>>>>

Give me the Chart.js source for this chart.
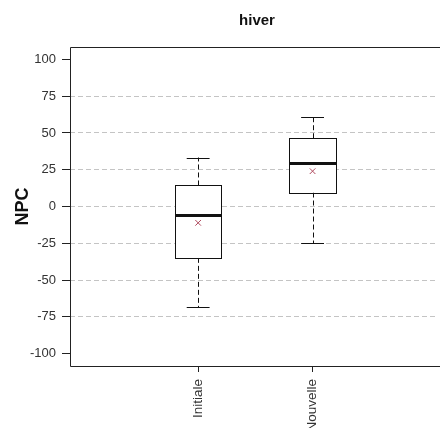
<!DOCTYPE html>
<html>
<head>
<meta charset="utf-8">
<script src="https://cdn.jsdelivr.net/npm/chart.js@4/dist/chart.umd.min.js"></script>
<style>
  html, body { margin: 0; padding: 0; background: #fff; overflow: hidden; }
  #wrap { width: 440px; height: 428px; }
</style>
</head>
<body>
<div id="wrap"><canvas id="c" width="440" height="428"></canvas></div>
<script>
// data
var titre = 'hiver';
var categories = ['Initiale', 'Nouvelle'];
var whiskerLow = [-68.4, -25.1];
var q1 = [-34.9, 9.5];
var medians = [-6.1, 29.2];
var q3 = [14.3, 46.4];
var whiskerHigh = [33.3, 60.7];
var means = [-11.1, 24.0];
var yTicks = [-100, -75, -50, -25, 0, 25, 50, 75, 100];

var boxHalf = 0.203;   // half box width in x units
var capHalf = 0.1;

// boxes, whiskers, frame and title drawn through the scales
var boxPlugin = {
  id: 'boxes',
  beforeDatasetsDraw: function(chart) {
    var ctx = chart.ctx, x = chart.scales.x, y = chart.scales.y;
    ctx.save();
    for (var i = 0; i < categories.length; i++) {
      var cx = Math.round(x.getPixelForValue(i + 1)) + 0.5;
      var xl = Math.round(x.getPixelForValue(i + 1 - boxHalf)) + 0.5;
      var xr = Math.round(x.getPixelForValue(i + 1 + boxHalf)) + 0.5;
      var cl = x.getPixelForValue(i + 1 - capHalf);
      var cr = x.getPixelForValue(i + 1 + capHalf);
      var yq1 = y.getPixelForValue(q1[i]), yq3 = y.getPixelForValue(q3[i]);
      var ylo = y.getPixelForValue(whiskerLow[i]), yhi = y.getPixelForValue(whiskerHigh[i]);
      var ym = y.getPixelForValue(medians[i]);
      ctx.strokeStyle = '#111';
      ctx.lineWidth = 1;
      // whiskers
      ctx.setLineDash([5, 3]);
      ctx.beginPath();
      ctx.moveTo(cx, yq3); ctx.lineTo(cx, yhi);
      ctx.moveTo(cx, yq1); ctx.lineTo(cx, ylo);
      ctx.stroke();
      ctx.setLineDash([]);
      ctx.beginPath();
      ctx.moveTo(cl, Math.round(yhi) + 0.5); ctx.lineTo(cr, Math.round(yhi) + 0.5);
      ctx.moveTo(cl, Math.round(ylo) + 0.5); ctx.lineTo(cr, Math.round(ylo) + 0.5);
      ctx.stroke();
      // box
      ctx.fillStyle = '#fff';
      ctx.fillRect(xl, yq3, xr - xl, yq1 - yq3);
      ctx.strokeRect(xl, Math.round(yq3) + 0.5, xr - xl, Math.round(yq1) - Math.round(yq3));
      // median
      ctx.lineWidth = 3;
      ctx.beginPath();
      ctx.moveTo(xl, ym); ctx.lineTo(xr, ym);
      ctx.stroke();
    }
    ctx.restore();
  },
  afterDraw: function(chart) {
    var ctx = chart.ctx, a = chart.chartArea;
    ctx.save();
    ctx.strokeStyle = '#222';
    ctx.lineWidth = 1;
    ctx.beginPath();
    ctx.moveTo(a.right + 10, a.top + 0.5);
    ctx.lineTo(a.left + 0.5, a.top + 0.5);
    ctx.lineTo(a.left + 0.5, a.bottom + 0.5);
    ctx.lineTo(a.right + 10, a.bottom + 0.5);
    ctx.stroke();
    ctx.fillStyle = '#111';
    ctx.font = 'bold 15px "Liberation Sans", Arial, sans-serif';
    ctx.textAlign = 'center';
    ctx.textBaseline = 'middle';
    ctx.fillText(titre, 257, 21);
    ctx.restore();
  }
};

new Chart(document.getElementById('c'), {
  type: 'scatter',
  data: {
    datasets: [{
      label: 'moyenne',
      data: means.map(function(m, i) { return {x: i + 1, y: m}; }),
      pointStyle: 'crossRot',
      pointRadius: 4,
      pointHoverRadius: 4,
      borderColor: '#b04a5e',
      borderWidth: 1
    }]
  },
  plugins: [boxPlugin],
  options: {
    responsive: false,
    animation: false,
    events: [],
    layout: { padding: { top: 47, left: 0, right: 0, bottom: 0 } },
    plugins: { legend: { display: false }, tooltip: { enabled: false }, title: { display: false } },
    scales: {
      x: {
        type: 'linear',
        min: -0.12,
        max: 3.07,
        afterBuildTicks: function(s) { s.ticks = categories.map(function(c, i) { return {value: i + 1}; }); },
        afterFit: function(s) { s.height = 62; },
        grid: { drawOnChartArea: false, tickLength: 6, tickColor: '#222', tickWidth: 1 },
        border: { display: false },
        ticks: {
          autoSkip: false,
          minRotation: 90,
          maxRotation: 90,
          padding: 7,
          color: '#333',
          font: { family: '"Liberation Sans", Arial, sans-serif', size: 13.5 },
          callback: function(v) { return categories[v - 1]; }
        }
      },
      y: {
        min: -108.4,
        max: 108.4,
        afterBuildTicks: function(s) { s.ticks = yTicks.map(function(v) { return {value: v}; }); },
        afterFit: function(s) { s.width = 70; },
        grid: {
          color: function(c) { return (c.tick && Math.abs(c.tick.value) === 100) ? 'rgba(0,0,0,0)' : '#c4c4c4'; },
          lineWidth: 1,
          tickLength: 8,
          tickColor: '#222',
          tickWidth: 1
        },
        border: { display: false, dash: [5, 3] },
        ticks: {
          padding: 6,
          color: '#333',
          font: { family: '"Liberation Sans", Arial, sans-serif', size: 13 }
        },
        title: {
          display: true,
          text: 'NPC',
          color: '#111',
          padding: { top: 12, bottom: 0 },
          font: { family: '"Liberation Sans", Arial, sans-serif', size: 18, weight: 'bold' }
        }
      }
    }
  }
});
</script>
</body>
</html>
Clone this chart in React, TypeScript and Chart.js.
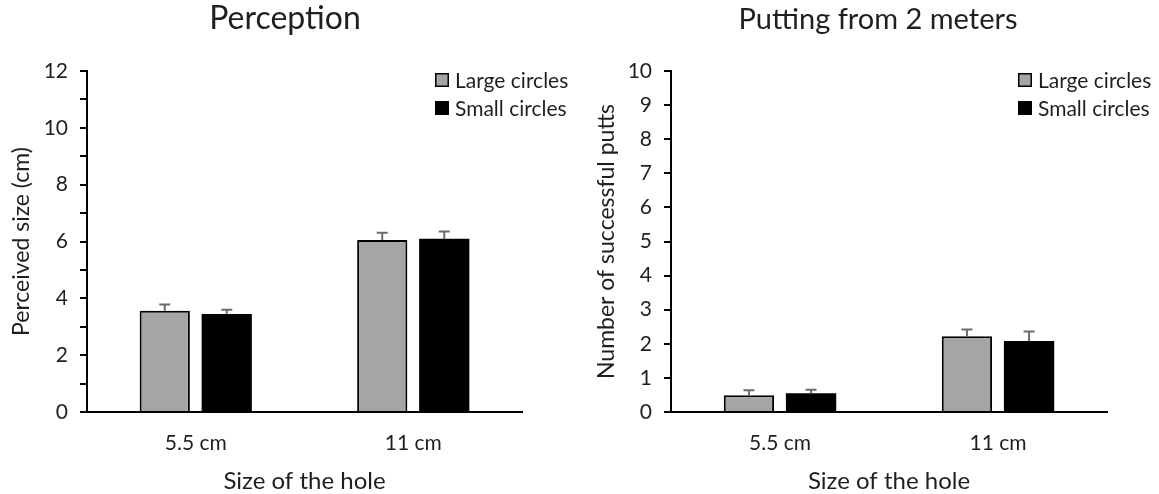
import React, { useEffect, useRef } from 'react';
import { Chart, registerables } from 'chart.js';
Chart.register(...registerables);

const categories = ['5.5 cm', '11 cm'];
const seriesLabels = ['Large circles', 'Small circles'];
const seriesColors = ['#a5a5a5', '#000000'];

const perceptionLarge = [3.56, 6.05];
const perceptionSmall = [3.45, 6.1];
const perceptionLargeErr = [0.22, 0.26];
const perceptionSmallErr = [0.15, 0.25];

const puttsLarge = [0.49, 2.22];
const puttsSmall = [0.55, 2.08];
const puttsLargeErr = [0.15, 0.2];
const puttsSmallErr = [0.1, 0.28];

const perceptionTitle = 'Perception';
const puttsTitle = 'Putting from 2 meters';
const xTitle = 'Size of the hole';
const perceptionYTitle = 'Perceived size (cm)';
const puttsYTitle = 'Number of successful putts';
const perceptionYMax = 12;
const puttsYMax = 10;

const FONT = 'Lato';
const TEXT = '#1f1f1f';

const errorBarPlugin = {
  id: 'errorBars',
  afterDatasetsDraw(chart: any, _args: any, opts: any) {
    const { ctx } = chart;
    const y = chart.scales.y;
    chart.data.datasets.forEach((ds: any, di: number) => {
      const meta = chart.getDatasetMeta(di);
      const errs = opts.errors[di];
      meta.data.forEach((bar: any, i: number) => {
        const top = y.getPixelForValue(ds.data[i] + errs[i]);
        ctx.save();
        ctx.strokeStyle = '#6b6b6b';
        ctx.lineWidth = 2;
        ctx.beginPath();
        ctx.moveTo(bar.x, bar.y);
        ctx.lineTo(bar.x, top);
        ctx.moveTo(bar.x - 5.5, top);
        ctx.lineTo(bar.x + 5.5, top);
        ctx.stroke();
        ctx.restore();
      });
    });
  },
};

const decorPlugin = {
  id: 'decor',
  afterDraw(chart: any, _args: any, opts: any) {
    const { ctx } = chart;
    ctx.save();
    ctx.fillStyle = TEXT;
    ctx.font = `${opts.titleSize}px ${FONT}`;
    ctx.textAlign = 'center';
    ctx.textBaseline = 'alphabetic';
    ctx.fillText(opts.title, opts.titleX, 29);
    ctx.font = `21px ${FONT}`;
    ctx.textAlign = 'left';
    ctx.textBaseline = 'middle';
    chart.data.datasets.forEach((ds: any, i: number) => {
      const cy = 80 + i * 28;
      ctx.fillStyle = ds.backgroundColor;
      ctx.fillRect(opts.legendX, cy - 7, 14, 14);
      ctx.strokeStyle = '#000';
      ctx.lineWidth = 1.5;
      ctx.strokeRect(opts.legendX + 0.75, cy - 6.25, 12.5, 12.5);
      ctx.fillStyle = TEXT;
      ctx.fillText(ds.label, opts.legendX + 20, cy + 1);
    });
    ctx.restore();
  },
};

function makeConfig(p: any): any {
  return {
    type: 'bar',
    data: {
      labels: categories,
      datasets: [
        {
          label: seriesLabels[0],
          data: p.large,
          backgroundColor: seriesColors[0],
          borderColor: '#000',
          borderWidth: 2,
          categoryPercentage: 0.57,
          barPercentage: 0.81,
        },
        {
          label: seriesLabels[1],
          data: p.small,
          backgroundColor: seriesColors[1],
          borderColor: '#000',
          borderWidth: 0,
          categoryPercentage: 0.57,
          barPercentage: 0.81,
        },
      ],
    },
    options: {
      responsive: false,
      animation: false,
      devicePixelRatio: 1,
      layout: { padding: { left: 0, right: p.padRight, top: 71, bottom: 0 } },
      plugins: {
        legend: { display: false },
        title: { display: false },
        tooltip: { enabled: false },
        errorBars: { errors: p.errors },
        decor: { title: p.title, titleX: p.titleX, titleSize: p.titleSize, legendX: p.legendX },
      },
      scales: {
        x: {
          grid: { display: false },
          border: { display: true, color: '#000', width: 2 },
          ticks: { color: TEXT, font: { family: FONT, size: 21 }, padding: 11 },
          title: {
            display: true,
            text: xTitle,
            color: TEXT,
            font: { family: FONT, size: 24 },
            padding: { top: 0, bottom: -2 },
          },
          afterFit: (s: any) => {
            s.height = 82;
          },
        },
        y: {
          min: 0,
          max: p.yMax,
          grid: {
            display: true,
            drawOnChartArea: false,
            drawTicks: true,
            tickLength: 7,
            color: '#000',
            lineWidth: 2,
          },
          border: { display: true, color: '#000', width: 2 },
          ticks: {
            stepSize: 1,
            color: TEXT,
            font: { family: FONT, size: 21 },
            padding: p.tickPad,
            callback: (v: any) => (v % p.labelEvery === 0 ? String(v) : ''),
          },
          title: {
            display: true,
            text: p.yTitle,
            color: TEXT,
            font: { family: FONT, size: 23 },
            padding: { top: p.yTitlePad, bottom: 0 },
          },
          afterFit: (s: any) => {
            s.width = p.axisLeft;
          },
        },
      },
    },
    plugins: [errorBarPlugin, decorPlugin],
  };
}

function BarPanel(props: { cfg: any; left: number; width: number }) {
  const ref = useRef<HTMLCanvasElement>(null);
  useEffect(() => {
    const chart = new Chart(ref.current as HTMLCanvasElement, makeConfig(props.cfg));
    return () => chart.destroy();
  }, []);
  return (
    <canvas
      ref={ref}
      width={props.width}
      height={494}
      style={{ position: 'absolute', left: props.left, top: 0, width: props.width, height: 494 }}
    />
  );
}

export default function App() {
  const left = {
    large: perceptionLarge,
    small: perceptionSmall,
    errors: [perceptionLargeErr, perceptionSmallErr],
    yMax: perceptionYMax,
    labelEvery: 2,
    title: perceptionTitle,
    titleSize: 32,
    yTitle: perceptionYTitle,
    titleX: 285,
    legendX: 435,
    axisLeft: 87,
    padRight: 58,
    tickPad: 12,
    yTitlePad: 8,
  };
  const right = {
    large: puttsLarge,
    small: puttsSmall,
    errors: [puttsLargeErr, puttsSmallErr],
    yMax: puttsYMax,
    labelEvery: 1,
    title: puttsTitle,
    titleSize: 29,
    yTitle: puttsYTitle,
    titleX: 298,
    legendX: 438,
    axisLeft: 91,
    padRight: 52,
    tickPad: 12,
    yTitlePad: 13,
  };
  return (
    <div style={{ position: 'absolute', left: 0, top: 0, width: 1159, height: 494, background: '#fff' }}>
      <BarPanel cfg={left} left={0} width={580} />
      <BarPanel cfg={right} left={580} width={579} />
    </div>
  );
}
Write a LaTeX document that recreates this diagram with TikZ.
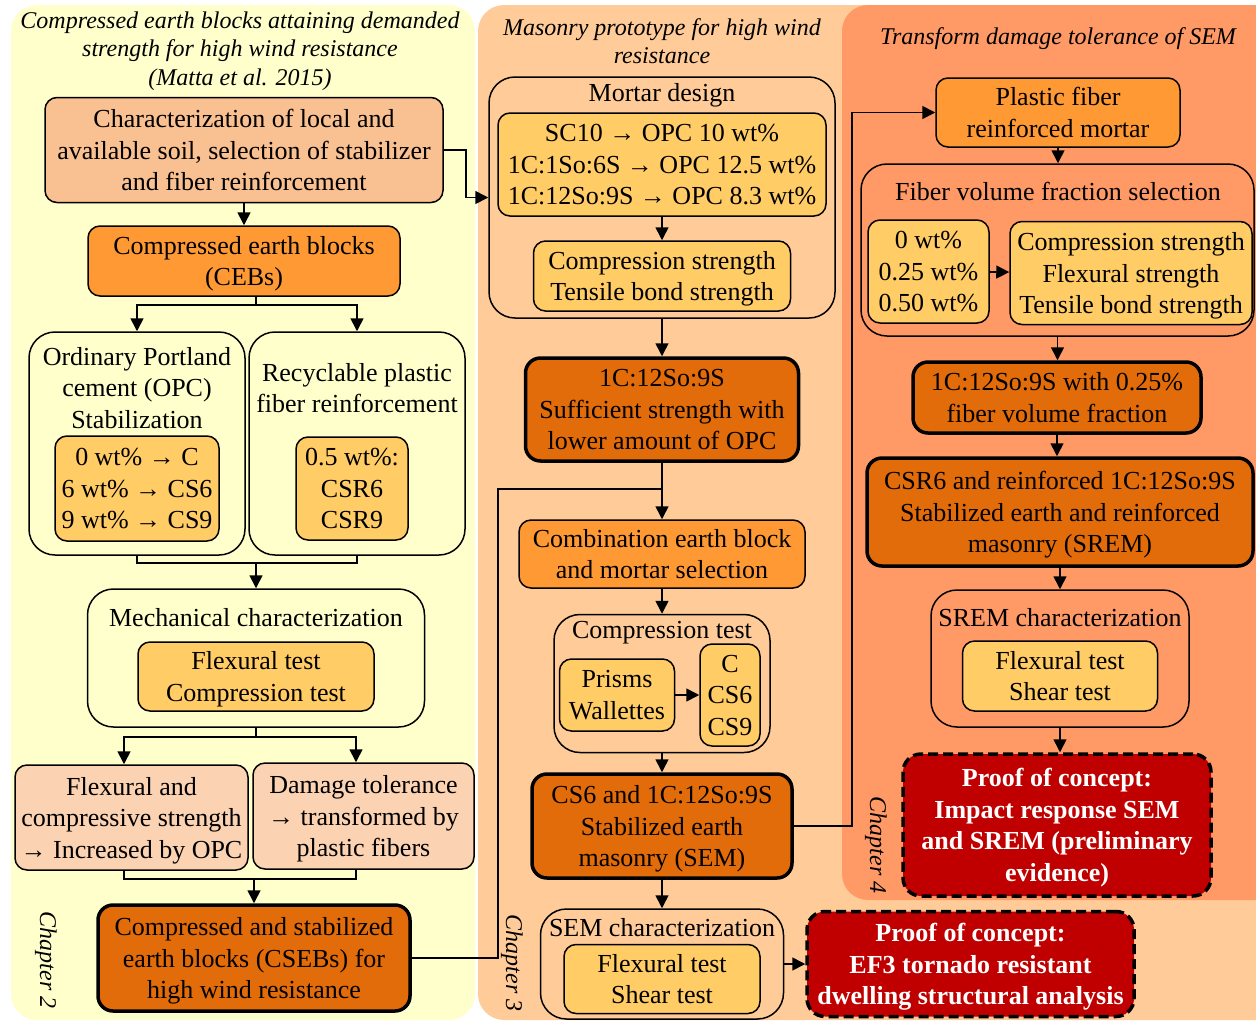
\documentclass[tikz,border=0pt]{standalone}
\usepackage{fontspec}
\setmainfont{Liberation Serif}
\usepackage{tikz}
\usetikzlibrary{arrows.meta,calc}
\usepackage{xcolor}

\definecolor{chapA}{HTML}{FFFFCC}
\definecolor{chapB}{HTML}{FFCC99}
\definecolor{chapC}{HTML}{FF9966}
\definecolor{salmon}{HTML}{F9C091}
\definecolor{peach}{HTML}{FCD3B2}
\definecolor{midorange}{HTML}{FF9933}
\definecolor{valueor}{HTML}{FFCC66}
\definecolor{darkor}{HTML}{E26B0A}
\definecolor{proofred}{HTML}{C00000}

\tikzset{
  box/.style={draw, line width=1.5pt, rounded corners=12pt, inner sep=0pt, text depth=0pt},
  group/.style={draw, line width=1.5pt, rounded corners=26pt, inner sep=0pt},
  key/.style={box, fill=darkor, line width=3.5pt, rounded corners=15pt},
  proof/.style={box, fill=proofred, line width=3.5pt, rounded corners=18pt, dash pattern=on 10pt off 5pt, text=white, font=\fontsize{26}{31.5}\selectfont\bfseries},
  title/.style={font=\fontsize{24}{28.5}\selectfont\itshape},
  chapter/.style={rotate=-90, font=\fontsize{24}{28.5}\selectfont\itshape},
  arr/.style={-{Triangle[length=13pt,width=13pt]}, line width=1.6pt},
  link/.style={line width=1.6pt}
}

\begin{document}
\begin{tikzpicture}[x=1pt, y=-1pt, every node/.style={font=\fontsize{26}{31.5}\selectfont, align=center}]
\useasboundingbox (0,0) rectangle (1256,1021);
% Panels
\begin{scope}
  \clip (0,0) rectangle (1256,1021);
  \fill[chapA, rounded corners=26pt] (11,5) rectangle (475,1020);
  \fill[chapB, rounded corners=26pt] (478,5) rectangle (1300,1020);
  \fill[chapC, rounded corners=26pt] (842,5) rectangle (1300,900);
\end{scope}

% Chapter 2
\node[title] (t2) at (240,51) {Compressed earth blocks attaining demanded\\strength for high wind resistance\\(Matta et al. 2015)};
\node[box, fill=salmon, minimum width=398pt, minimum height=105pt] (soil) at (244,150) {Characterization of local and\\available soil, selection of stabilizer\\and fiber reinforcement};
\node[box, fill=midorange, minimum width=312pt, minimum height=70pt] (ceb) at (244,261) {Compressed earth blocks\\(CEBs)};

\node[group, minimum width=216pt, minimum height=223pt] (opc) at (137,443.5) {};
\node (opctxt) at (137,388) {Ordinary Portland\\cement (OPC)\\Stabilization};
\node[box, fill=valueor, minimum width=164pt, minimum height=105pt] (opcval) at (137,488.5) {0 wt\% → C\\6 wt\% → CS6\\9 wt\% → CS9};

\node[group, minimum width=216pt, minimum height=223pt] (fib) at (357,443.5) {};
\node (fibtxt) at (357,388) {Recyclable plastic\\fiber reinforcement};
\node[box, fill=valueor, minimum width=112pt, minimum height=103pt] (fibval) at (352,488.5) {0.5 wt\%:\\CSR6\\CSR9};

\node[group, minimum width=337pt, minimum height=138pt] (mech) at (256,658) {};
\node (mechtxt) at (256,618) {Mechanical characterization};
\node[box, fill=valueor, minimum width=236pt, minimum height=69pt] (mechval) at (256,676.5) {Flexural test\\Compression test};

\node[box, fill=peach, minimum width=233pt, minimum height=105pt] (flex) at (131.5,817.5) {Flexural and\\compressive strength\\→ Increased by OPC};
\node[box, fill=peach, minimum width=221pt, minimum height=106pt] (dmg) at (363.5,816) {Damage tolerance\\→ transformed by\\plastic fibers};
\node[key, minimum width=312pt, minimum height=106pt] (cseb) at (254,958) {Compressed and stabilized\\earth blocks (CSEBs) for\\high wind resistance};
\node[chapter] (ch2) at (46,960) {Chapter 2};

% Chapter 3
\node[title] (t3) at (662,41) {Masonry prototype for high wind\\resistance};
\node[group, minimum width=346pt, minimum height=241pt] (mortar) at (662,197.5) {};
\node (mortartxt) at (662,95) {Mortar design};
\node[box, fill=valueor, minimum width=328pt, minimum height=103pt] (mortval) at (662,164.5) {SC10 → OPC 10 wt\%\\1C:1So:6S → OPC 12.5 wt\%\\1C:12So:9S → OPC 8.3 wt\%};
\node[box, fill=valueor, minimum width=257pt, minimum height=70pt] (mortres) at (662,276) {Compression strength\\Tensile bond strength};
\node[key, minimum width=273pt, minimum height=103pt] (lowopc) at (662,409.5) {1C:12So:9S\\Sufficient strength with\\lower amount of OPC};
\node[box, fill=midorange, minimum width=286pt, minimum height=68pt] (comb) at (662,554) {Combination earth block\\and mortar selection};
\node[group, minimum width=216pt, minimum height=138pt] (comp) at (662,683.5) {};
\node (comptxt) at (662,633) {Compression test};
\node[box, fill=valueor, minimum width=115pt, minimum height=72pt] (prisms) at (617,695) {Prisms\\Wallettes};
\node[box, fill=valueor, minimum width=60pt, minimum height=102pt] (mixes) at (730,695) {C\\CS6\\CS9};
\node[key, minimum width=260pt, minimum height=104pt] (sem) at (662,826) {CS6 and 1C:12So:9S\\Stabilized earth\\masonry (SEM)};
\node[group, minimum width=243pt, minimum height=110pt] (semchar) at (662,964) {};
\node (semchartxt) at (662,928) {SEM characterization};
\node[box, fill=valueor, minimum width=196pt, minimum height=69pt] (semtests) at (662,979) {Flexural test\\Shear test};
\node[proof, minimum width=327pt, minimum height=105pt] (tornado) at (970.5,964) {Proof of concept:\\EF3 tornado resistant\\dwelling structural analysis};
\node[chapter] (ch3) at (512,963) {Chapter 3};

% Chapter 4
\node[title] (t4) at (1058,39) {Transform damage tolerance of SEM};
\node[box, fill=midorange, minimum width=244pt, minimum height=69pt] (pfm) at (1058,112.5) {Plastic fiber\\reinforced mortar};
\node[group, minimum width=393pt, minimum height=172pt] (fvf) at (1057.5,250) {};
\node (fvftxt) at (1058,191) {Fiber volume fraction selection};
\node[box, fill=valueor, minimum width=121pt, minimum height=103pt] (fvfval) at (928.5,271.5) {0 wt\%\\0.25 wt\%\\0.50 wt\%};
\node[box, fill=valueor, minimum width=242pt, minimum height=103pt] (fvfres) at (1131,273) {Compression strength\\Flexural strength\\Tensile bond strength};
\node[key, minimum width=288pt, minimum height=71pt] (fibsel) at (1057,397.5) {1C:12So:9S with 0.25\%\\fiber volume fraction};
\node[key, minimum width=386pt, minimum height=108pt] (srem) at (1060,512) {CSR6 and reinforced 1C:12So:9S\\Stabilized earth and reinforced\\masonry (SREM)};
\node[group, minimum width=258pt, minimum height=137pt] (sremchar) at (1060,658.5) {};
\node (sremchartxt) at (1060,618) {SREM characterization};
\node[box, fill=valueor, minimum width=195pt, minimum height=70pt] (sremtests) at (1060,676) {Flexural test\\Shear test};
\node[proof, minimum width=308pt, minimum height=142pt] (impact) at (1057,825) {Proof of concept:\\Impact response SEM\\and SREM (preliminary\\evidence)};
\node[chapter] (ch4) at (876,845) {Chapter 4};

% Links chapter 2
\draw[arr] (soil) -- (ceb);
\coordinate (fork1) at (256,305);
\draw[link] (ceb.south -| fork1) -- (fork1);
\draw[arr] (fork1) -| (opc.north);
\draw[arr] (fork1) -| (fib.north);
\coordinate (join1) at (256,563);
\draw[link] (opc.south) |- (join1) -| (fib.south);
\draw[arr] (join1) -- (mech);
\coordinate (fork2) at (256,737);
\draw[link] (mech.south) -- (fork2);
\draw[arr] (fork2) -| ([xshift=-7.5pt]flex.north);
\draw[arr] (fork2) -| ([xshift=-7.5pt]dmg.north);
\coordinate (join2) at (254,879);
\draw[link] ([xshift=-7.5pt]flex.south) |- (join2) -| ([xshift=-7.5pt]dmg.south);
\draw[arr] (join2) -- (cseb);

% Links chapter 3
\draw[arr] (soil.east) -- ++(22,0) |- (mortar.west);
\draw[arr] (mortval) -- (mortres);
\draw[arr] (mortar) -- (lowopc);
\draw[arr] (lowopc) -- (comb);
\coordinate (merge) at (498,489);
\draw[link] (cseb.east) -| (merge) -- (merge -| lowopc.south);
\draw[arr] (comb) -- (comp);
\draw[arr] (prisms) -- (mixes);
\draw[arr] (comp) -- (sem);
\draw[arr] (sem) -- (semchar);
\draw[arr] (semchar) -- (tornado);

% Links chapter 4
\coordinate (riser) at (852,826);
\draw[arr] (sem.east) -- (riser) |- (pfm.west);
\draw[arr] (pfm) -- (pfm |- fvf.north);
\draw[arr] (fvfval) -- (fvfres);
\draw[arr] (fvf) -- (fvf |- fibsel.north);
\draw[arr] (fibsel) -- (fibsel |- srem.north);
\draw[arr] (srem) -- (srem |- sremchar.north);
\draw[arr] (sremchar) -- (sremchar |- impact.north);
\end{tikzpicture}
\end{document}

<<<<

EXERCISE GOAL
Return the material line for line, from its beginning to the line that contains "50, 75, 100];", with the pictures left out.

TASK SOLUTION
Give me the Chart.js source for this chart.
<!DOCTYPE html>
<html>
<head>
<meta charset="utf-8">
<script src="https://cdn.jsdelivr.net/npm/chart.js@4/dist/chart.umd.min.js"></script>
<style>
  html, body { margin: 0; padding: 0; background: #fff; overflow: hidden; }
  #wrap { width: 440px; height: 428px; }
</style>
</head>
<body>
<div id="wrap"><canvas id="c" width="440" height="428"></canvas></div>
<script>
// data
var titre = 'hiver';
var categories = ['Initiale', 'Nouvelle'];
var whiskerLow = [-68.4, -25.1];
var q1 = [-34.9, 9.5];
var medians = [-6.1, 29.2];
var q3 = [14.3, 46.4];
var whiskerHigh = [33.3, 60.7];
var means = [-11.1, 24.0];
var yTicks = [-100, -75, -50, -25, 0, 25, 50, 75, 100];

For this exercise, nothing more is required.